→ The exercise
Only the lines from the start of the data through the one containing "mexico = [0.61, 0.82, 0.59, 0.40, 0.44, 0.05, 1.07, 0.72, 0.66]" belong in your answer; return them exactly.

→ Supplied material
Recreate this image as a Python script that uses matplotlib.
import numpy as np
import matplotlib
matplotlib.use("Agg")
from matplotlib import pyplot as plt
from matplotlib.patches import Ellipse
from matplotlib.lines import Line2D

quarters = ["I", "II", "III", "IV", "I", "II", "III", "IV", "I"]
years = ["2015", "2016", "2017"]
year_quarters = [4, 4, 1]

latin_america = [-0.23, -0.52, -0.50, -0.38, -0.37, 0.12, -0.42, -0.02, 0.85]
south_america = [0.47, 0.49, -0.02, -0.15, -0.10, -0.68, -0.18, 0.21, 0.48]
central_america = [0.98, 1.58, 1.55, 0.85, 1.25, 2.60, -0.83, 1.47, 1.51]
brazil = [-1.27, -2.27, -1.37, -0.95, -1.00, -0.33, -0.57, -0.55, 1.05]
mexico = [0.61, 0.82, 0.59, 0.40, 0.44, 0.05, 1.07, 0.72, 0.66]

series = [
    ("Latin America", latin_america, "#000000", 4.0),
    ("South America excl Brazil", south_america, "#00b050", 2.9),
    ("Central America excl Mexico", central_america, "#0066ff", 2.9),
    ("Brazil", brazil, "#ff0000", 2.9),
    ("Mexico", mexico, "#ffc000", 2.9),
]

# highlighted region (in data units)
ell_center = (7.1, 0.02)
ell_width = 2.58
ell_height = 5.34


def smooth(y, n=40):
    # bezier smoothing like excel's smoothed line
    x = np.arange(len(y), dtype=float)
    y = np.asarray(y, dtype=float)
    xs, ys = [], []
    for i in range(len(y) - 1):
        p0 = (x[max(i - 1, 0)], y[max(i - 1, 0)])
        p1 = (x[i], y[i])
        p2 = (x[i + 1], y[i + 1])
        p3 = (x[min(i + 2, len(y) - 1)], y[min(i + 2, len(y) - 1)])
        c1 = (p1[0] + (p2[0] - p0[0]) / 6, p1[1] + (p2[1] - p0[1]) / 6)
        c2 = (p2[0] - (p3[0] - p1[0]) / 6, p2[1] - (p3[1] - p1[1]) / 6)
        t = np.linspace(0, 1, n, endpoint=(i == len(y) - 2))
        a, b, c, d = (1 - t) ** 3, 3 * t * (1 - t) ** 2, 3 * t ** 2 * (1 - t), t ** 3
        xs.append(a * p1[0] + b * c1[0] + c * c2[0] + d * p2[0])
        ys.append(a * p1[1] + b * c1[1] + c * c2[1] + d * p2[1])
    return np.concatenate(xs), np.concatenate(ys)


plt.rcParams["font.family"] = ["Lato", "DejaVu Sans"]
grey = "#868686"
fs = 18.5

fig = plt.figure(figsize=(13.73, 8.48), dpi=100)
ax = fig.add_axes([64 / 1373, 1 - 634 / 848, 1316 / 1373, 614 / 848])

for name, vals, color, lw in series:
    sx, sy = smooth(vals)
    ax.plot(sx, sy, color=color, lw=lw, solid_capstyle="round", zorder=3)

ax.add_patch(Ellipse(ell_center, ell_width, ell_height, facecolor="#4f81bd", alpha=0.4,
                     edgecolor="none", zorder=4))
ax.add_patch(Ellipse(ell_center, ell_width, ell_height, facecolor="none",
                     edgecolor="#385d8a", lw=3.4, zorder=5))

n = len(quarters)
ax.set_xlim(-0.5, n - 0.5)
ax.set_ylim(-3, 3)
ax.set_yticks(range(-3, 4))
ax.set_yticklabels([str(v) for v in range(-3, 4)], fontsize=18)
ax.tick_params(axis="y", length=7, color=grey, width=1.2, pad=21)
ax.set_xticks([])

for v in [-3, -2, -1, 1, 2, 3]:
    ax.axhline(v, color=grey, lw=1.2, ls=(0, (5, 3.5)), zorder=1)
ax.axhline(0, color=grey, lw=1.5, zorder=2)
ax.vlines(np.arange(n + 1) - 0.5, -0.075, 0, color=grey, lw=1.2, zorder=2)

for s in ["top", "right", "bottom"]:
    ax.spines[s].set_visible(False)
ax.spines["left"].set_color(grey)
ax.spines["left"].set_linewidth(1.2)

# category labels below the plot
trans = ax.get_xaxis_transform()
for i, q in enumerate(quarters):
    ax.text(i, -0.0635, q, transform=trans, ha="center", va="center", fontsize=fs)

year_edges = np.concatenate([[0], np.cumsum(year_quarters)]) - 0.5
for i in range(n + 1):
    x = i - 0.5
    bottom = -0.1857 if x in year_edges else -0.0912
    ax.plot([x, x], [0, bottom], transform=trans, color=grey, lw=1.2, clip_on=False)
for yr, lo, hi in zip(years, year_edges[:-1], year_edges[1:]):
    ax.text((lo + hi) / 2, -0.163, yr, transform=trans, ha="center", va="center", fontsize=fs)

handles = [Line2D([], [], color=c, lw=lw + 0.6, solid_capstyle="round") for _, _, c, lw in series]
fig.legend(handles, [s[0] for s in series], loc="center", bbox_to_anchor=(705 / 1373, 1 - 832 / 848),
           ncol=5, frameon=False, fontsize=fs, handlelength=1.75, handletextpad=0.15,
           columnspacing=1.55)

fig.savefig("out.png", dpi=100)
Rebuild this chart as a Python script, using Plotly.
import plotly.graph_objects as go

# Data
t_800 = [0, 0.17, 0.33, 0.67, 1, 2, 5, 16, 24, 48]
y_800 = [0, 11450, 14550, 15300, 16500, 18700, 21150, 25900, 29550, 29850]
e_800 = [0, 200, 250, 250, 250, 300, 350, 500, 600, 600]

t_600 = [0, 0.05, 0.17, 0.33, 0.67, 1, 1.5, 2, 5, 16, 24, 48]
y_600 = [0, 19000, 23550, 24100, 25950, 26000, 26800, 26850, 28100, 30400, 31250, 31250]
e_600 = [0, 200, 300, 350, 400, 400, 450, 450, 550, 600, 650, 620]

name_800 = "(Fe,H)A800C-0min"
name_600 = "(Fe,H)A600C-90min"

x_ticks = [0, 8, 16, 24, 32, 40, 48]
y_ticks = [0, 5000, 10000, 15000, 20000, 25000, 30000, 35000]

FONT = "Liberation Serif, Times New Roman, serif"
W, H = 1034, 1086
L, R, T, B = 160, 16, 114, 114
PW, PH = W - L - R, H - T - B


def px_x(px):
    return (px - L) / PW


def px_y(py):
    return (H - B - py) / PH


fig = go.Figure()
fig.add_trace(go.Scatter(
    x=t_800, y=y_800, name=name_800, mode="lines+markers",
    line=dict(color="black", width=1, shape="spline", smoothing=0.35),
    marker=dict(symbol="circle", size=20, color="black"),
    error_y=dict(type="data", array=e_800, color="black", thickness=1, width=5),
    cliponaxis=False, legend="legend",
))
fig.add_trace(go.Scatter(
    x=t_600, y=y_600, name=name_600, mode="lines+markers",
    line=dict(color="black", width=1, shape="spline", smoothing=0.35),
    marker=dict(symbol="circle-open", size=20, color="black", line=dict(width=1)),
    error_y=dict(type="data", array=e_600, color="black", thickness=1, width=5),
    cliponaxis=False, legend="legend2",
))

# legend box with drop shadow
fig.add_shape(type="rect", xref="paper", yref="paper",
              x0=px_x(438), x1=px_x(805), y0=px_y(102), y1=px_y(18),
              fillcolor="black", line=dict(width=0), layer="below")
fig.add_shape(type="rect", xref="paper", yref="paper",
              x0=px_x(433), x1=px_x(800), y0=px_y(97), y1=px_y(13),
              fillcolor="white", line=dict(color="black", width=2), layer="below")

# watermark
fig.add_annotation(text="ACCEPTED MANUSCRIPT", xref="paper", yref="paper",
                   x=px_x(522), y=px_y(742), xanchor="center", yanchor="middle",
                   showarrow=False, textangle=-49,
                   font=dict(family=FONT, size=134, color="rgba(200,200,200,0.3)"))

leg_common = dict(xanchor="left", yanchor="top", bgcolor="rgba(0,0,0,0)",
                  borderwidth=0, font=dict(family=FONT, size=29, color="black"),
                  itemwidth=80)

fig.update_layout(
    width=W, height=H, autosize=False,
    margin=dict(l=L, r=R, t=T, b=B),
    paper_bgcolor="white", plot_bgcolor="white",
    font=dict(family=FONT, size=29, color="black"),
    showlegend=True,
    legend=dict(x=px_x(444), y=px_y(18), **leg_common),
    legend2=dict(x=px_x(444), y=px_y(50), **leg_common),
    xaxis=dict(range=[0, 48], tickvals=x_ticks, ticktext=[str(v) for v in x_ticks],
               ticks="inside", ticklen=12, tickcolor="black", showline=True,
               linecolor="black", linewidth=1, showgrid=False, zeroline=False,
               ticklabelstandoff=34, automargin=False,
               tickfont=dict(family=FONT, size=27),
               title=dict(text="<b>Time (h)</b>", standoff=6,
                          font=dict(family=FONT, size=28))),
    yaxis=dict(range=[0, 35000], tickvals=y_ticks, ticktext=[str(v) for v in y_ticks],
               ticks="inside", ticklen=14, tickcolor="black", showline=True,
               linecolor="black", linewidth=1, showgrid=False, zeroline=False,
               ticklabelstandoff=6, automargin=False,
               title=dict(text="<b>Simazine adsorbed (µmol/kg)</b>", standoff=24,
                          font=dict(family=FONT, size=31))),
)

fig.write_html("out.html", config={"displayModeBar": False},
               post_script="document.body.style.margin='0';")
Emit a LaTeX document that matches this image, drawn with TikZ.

→ Answer to this problem
Recreate this image as a Python script that uses matplotlib.
import numpy as np
import matplotlib
matplotlib.use("Agg")
from matplotlib import pyplot as plt
from matplotlib.patches import Ellipse
from matplotlib.lines import Line2D

quarters = ["I", "II", "III", "IV", "I", "II", "III", "IV", "I"]
years = ["2015", "2016", "2017"]
year_quarters = [4, 4, 1]

latin_america = [-0.23, -0.52, -0.50, -0.38, -0.37, 0.12, -0.42, -0.02, 0.85]
south_america = [0.47, 0.49, -0.02, -0.15, -0.10, -0.68, -0.18, 0.21, 0.48]
central_america = [0.98, 1.58, 1.55, 0.85, 1.25, 2.60, -0.83, 1.47, 1.51]
brazil = [-1.27, -2.27, -1.37, -0.95, -1.00, -0.33, -0.57, -0.55, 1.05]
mexico = [0.61, 0.82, 0.59, 0.40, 0.44, 0.05, 1.07, 0.72, 0.66]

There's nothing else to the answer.